Le « printemps bosniaque » n’est pas, de toute évidence, le revival d’un mouvement prolétarien : à l’heure actuelle, à peine les luttes prolétariennes outrepassent le moment revendicatif, qu’elles trouvent nécessairement dans l’interclassisme leur propre expression politique et leur propre limite. Le rejet de la représentation nationale, la dénonciation des politiciens comme parasites, tout cela n’est pas l’étape d’une radicalisation à venir et se réalisant graduellement ; pour l’instant il n’y a que ce qui est : « Le problème actuel c’est l’État, et dans tout ce qui pose problème, il se présente comme la solution.
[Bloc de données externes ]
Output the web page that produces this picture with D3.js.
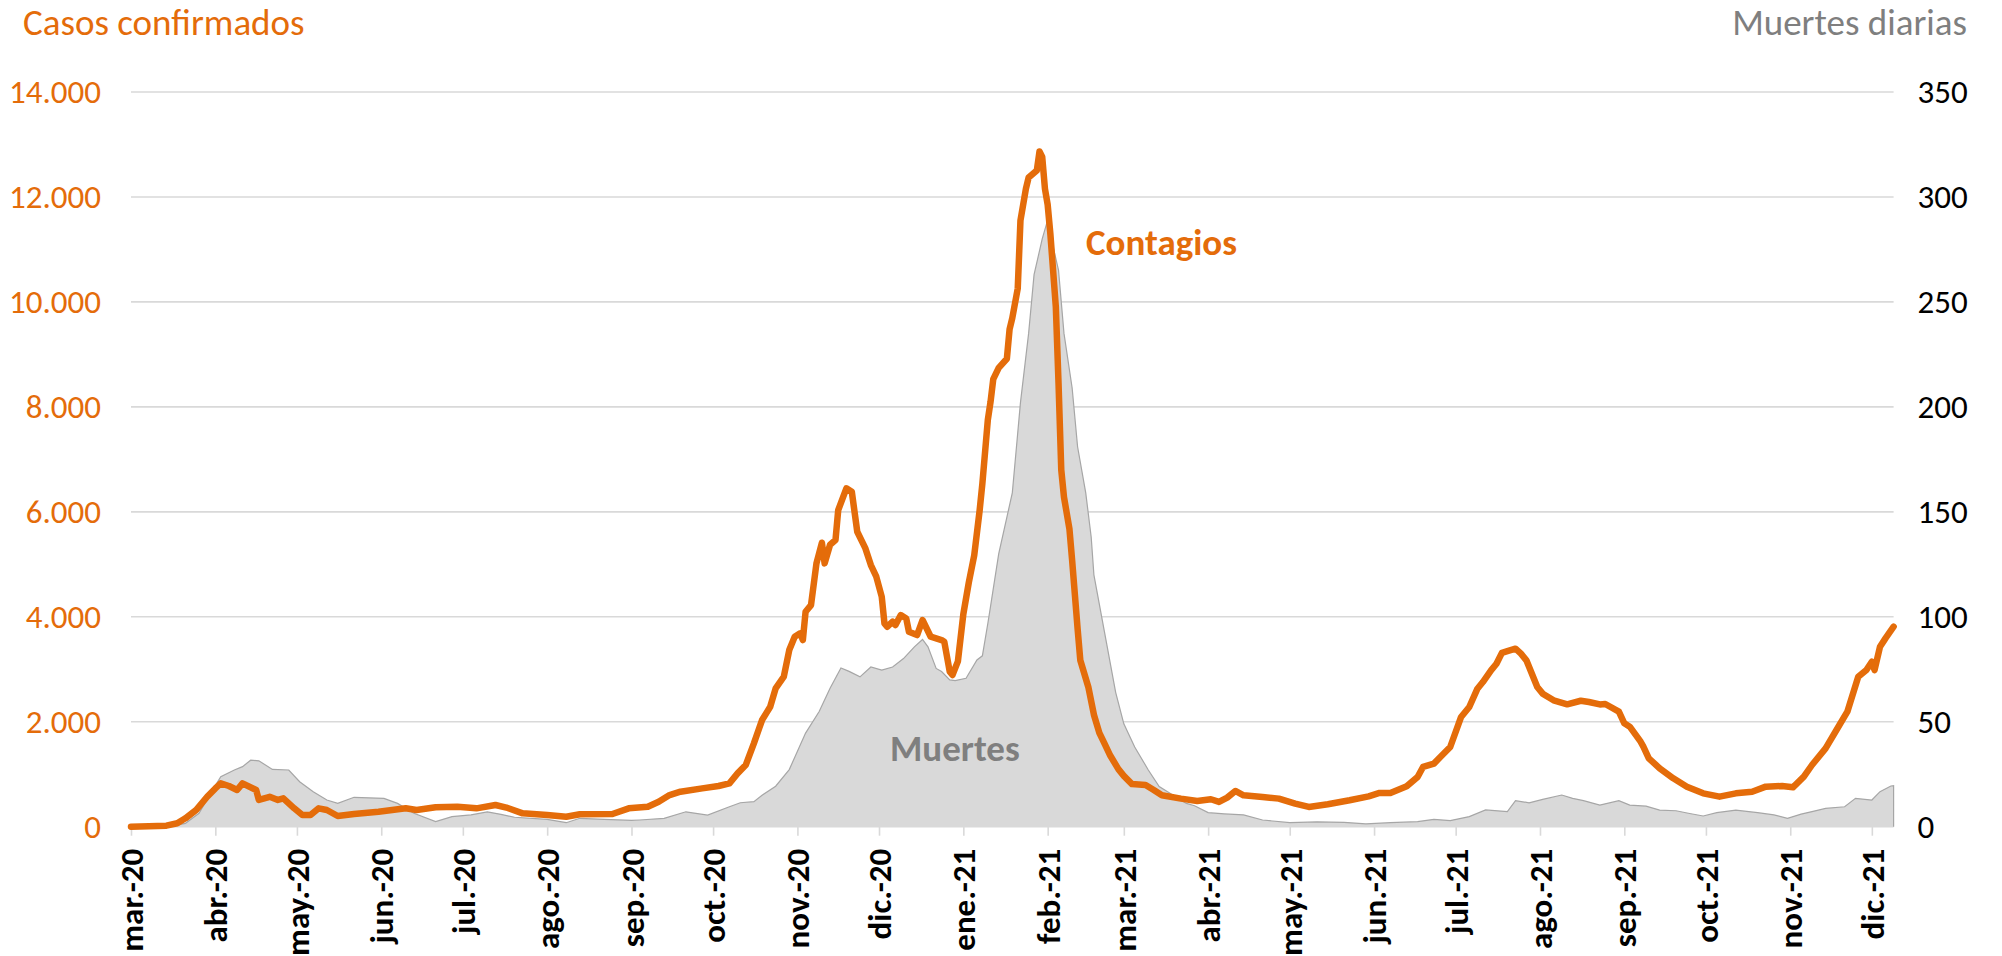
<!DOCTYPE html>
<html>
<head>
<meta charset="utf-8">
<script src="https://cdn.jsdelivr.net/npm/d3@7"></script>
<style>
  body { margin: 0; background: #fff; }
  svg { display: block; }
  text { font-family: Carlito, Calibri, Lato, sans-serif; }
</style>
</head>
<body>
<svg id="chart" width="2002" height="956"></svg>
<script>
/* ── DATA ── */
const MONTHS_ES = ['ene.', 'feb.', 'mar.', 'abr.', 'may.', 'jun.', 'jul.', 'ago.', 'sep.', 'oct.', 'nov.', 'dic.'];
const Y_LEFT_TICKS  = [0, 2000, 4000, 6000, 8000, 10000, 12000, 14000];
const Y_RIGHT_TICKS = [0, 50, 100, 150, 200, 250, 300, 350];
const START_DATE = '2020-03-01';
const END_DATE   = '2021-12-09';

const CASE_DATES = [
  '2020-03-01','2020-03-14','2020-03-18','2020-03-21','2020-03-25','2020-03-29','2020-04-01','2020-04-03','2020-04-06','2020-04-09',
  '2020-04-11','2020-04-16','2020-04-17','2020-04-21','2020-04-24','2020-04-26','2020-04-30','2020-05-03','2020-05-06','2020-05-09',
  '2020-05-12','2020-05-16','2020-05-22','2020-05-31','2020-06-10','2020-06-14','2020-06-21','2020-06-29','2020-07-06','2020-07-13',
  '2020-07-17','2020-07-23','2020-08-01','2020-08-08','2020-08-13','2020-08-25','2020-08-31','2020-09-07','2020-09-11','2020-09-15',
  '2020-09-19','2020-09-27','2020-10-03','2020-10-07','2020-10-10','2020-10-13','2020-10-16','2020-10-19','2020-10-22','2020-10-24',
  '2020-10-27','2020-10-29','2020-10-31','2020-11-02','2020-11-03','2020-11-04','2020-11-06','2020-11-08','2020-11-10','2020-11-11',
  '2020-11-13','2020-11-15','2020-11-16','2020-11-19','2020-11-21','2020-11-23','2020-11-26','2020-11-28','2020-11-30','2020-12-02',
  '2020-12-03','2020-12-04','2020-12-06','2020-12-07','2020-12-09','2020-12-11','2020-12-12','2020-12-15','2020-12-17','2020-12-20',
  '2020-12-24','2020-12-25','2020-12-27','2020-12-28','2020-12-30','2021-01-01','2021-01-03','2021-01-05','2021-01-07','2021-01-08',
  '2021-01-10','2021-01-11','2021-01-12','2021-01-14','2021-01-17','2021-01-18','2021-01-19','2021-01-21','2021-01-22','2021-01-24',
  '2021-01-25','2021-01-28','2021-01-29','2021-01-30','2021-01-31','2021-02-01','2021-02-02','2021-02-04','2021-02-05','2021-02-06',
  '2021-02-07','2021-02-09','2021-02-10','2021-02-12','2021-02-13','2021-02-16','2021-02-18','2021-02-20','2021-02-22','2021-02-24',
  '2021-02-27','2021-03-01','2021-03-04','2021-03-09','2021-03-12','2021-03-15','2021-03-22','2021-03-28','2021-04-02','2021-04-05',
  '2021-04-08','2021-04-11','2021-04-14','2021-04-21','2021-04-27','2021-05-03','2021-05-08','2021-05-15','2021-05-23','2021-05-30',
  '2021-06-03','2021-06-07','2021-06-13','2021-06-17','2021-06-19','2021-06-23','2021-06-26','2021-06-29','2021-07-03','2021-07-06',
  '2021-07-09','2021-07-11','2021-07-14','2021-07-16','2021-07-18','2021-07-20','2021-07-23','2021-07-25','2021-07-27','2021-07-31',
  '2021-08-02','2021-08-06','2021-08-11','2021-08-16','2021-08-19','2021-08-23','2021-08-25','2021-08-30','2021-09-01','2021-09-03',
  '2021-09-07','2021-09-08','2021-09-10','2021-09-14','2021-09-19','2021-09-24','2021-09-30','2021-10-06','2021-10-12','2021-10-18',
  '2021-10-23','2021-10-29','2021-11-02','2021-11-06','2021-11-09','2021-11-14','2021-11-18','2021-11-22','2021-11-26','2021-11-29',
  '2021-12-01','2021-12-02','2021-12-04','2021-12-06','2021-12-09'
];
const CASES = [
  0, 20, 65, 160, 320, 570, 730, 826, 775, 700,
  826, 700, 510, 570, 510, 540, 350, 223, 223, 350,
  318, 204, 242, 286, 350, 318, 370, 381, 350, 413,
  365, 255, 223, 190, 236, 242, 350, 381, 476, 603,
  667, 730, 775, 826, 1016, 1175, 1588, 2032, 2286, 2636,
  2858, 3366, 3619, 3684, 3557, 4096, 4223, 5018, 5411, 5018,
  5373, 5462, 6033, 6447, 6382, 5620, 5303, 4985, 4763, 4382,
  3874, 3810, 3906, 3842, 4033, 3969, 3715, 3652, 3938, 3620,
  3557, 3525, 2953, 2890, 3150, 4050, 4650, 5170, 6030, 6540,
  7750, 8096, 8528, 8744, 8916, 9478, 9694, 10256, 11552, 12156,
  12372, 12502, 12865, 12761, 12156, 11854, 11292, 9910, 8441, 6800,
  6281, 5676, 5071, 3776, 3171, 2652, 2134, 1788, 1572, 1356,
  1097, 968, 812, 795, 700, 598, 535, 491, 523, 472,
  554, 681, 598, 566, 535, 440, 376, 427, 503, 579,
  643, 643, 770, 948, 1138, 1202, 1361, 1519, 2091, 2281,
  2630, 2757, 2979, 3106, 3313, 3344, 3392, 3297, 3170, 2662,
  2535, 2408, 2332, 2400, 2376, 2330, 2338, 2192, 1970, 1906,
  1620, 1525, 1303, 1113, 922, 763, 636, 572, 636, 667,
  763, 775, 750, 953, 1176, 1493, 1842, 2192, 2858, 2985,
  3144, 2985, 3430, 3589, 3811
];

const DEATH_DATES = [
  '2020-03-01','2020-03-15','2020-03-21','2020-03-26','2020-03-31','2020-04-03','2020-04-08','2020-04-11','2020-04-14','2020-04-17',
  '2020-04-22','2020-04-28','2020-05-02','2020-05-07','2020-05-12','2020-05-16','2020-05-22','2020-06-02','2020-06-07','2020-06-13',
  '2020-06-21','2020-06-27','2020-07-04','2020-07-10','2020-07-15','2020-07-20','2020-08-01','2020-08-08','2020-08-13','2020-08-22',
  '2020-09-01','2020-09-04','2020-09-13','2020-09-21','2020-09-29','2020-10-07','2020-10-11','2020-10-16','2020-10-19','2020-10-24',
  '2020-10-29','2020-11-04','2020-11-09','2020-11-13','2020-11-17','2020-11-20','2020-11-24','2020-11-28','2020-12-02','2020-12-06',
  '2020-12-10','2020-12-14','2020-12-17','2020-12-19','2020-12-22','2020-12-24','2020-12-27','2020-12-29','2021-01-02','2021-01-06',
  '2021-01-08','2021-01-10','2021-01-11','2021-01-14','2021-01-19','2021-01-22','2021-01-25','2021-01-27','2021-01-30','2021-02-01',
  '2021-02-02','2021-02-05','2021-02-07','2021-02-10','2021-02-12','2021-02-15','2021-02-17','2021-02-18','2021-02-22','2021-02-26',
  '2021-03-01','2021-03-05','2021-03-10','2021-03-14','2021-03-19','2021-03-24','2021-03-27','2021-04-01','2021-04-07','2021-04-14',
  '2021-04-21','2021-05-01','2021-05-11','2021-05-21','2021-05-29','2021-06-07','2021-06-17','2021-06-23','2021-06-29','2021-07-06',
  '2021-07-12','2021-07-20','2021-07-23','2021-07-28','2021-08-02','2021-08-09','2021-08-13','2021-08-17','2021-08-23','2021-08-30',
  '2021-09-03','2021-09-09','2021-09-14','2021-09-20','2021-09-25','2021-09-30','2021-10-05','2021-10-12','2021-10-20','2021-10-26',
  '2021-10-31','2021-11-05','2021-11-09','2021-11-14','2021-11-21','2021-11-25','2021-12-01','2021-12-04','2021-12-08','2021-12-09'
];
const DEATHS = [
  0, 0, 1.6, 6.4, 17.5, 23.8, 27, 28.6, 31.7, 31.4,
  27.3, 27, 21.4, 16.7, 12.7, 11.1, 14, 13.5, 11.1, 6.4,
  2.4, 4.8, 5.6, 7.1, 5.9, 4.5, 3.5, 1.9, 4, 3.5,
  3, 3.2, 4, 7.1, 5.5, 9.5, 11.4, 11.9, 15, 19.3,
  27.2, 44.6, 54.9, 66, 75.6, 74, 71.4, 76.1, 74.6, 76.1,
  80.1, 85.7, 89.2, 85.7, 75.4, 73.9, 69.9, 69.6, 70.7, 79.4,
  81.4, 96.8, 105, 130, 159, 202, 235, 263, 280, 289,
  282, 265, 235, 209, 181, 159, 138, 120, 92, 64,
  49, 38, 27, 19.1, 15.1, 11.1, 10, 6.7, 6.1, 5.6,
  3.2, 1.9, 2.3, 2.1, 1.3, 1.9, 2.4, 3.5, 2.9, 4.8,
  8, 7.2, 12.4, 11.4, 13, 15.1, 13.5, 12.4, 10.3, 12.4,
  10.3, 9.8, 7.9, 7.6, 6.3, 5.1, 6.7, 7.9, 6.7, 5.6,
  4, 6, 7.2, 8.7, 9.5, 13.5, 12.7, 16.7, 19.4, 19.5
];

/* ── STYLE ── */
const ORANGE = '#E46C0A';
const GREY_TXT = '#7F7F7F';
const GRID = '#D9D9D9';
const FONT = 'Carlito, Calibri, Lato, sans-serif';
const PLOT = { left: 131, right: 1893.6, top: 92, bottom: 826.7 };

const parse = d3.utcParse('%Y-%m-%d');
const svg = d3.select('#chart');

const x = d3.scaleUtc().domain([parse(START_DATE), parse(END_DATE)]).range([PLOT.left, PLOT.right]);
const yL = d3.scaleLinear().domain([0, 14000]).range([PLOT.bottom, PLOT.top]);
const yR = d3.scaleLinear().domain([0, 350]).range([PLOT.bottom, PLOT.top]);

const cases  = CASE_DATES.map((d, i) => ({ date: parse(d), v: CASES[i] }));
const deaths = DEATH_DATES.map((d, i) => ({ date: parse(d), v: DEATHS[i] }));

const loc = d3.formatLocale({ decimal: ',', thousands: '.', grouping: [3], currency: ['', ' €'] });
const fmtThousands = loc.format(',');

/* gridlines */
svg.append('g').selectAll('line').data(Y_LEFT_TICKS).join('line')
  .attr('x1', PLOT.left).attr('x2', PLOT.right)
  .attr('y1', d => yL(d)).attr('y2', d => yL(d))
  .attr('stroke', GRID).attr('stroke-width', 1.6);

/* deaths area */
svg.append('path').datum(deaths)
  .attr('fill', '#D9D9D9')
  .attr('d', d3.area().x(d => x(d.date)).y0(PLOT.bottom).y1(d => yR(d.v)));
const lastDeath = deaths[deaths.length - 1];
svg.append('path').datum(deaths.concat([{ date: lastDeath.date, v: 0 }]))
  .attr('fill', 'none').attr('stroke', '#A6A6A6').attr('stroke-width', 1.2)
  .attr('d', d3.line().x(d => x(d.date)).y(d => yR(d.v)));

/* x axis */
const months = d3.utcMonth.range(parse(START_DATE), parse(END_DATE));
const xAxis = svg.append('g').attr('transform', `translate(0,${PLOT.bottom})`)
  .call(d3.axisBottom(x).tickValues(months).tickSize(9)
    .tickFormat(d => MONTHS_ES[d.getUTCMonth()] + '-' + String(d.getUTCFullYear()).slice(2)));
xAxis.select('.domain').remove();
xAxis.selectAll('line').attr('stroke', GRID).attr('stroke-width', 1.6);
xAxis.selectAll('text')
  .attr('transform', 'rotate(-90)')
  .attr('text-anchor', 'end').attr('x', -22).attr('y', 0).attr('dy', '0.35em')
  .style('font-family', FONT)
  .style('font-size', '33px').style('font-weight', 'bold').attr('fill', '#000');

/* left axis */
const leftAx = svg.append('g').attr('transform', `translate(${PLOT.left},0)`)
  .call(d3.axisLeft(yL).tickValues(Y_LEFT_TICKS).tickSize(0).tickPadding(30).tickFormat(fmtThousands));
leftAx.select('.domain').remove();
leftAx.selectAll('text').style('font-family', FONT)
  .style('font-size', '33px').attr('fill', ORANGE);

/* right axis */
const rightAx = svg.append('g').attr('transform', `translate(${PLOT.right},0)`)
  .call(d3.axisRight(yR).tickValues(Y_RIGHT_TICKS).tickSize(0).tickPadding(24));
rightAx.select('.domain').remove();
rightAx.selectAll('text').style('font-family', FONT)
  .style('font-size', '33px').attr('fill', '#000');

/* cases line */
svg.append('path').datum(cases)
  .attr('fill', 'none').attr('stroke', ORANGE).attr('stroke-width', 6.5)
  .attr('stroke-linejoin', 'round').attr('stroke-linecap', 'round')
  .attr('d', d3.line().x(d => x(d.date)).y(d => yL(d.v)));

/* titles */
svg.append('text').attr('x', 23).attr('y', 35)
  .style('font-size', '37px').attr('fill', ORANGE).text('Casos confirmados');
svg.append('text').attr('x', 1967).attr('y', 35).attr('text-anchor', 'end')
  .style('font-size', '37px').attr('fill', GREY_TXT).text('Muertes diarias');

/* annotations */
svg.append('text').attr('x', 1086).attr('y', 255)
  .style('font-size', '37px').style('font-weight', 'bold').attr('fill', ORANGE).text('Contagios');
svg.append('text').attr('x', 890).attr('y', 761)
  .style('font-size', '37px').style('font-weight', 'bold').attr('fill', GREY_TXT).text('Muertes');
</script>
</body>
</html>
Les limites de toute les luttes des classes est ce qui les unis, c’est le fait de se présenter comme refondation de l’État, étant donné que ces classes existent comme moment de la crise de tripartition zonale ». (Théorie Communiste, Où on est dans la crise? Textes disponibles sur le Web)
Si l’éventuel effondrement déflationniste pourra produire une rupture de l’interclassisme, il ne nous est pas donné de le savoir : pour l’instant, rien n’est moins certain et il n’y a rien qui ne soit plus souhaitable.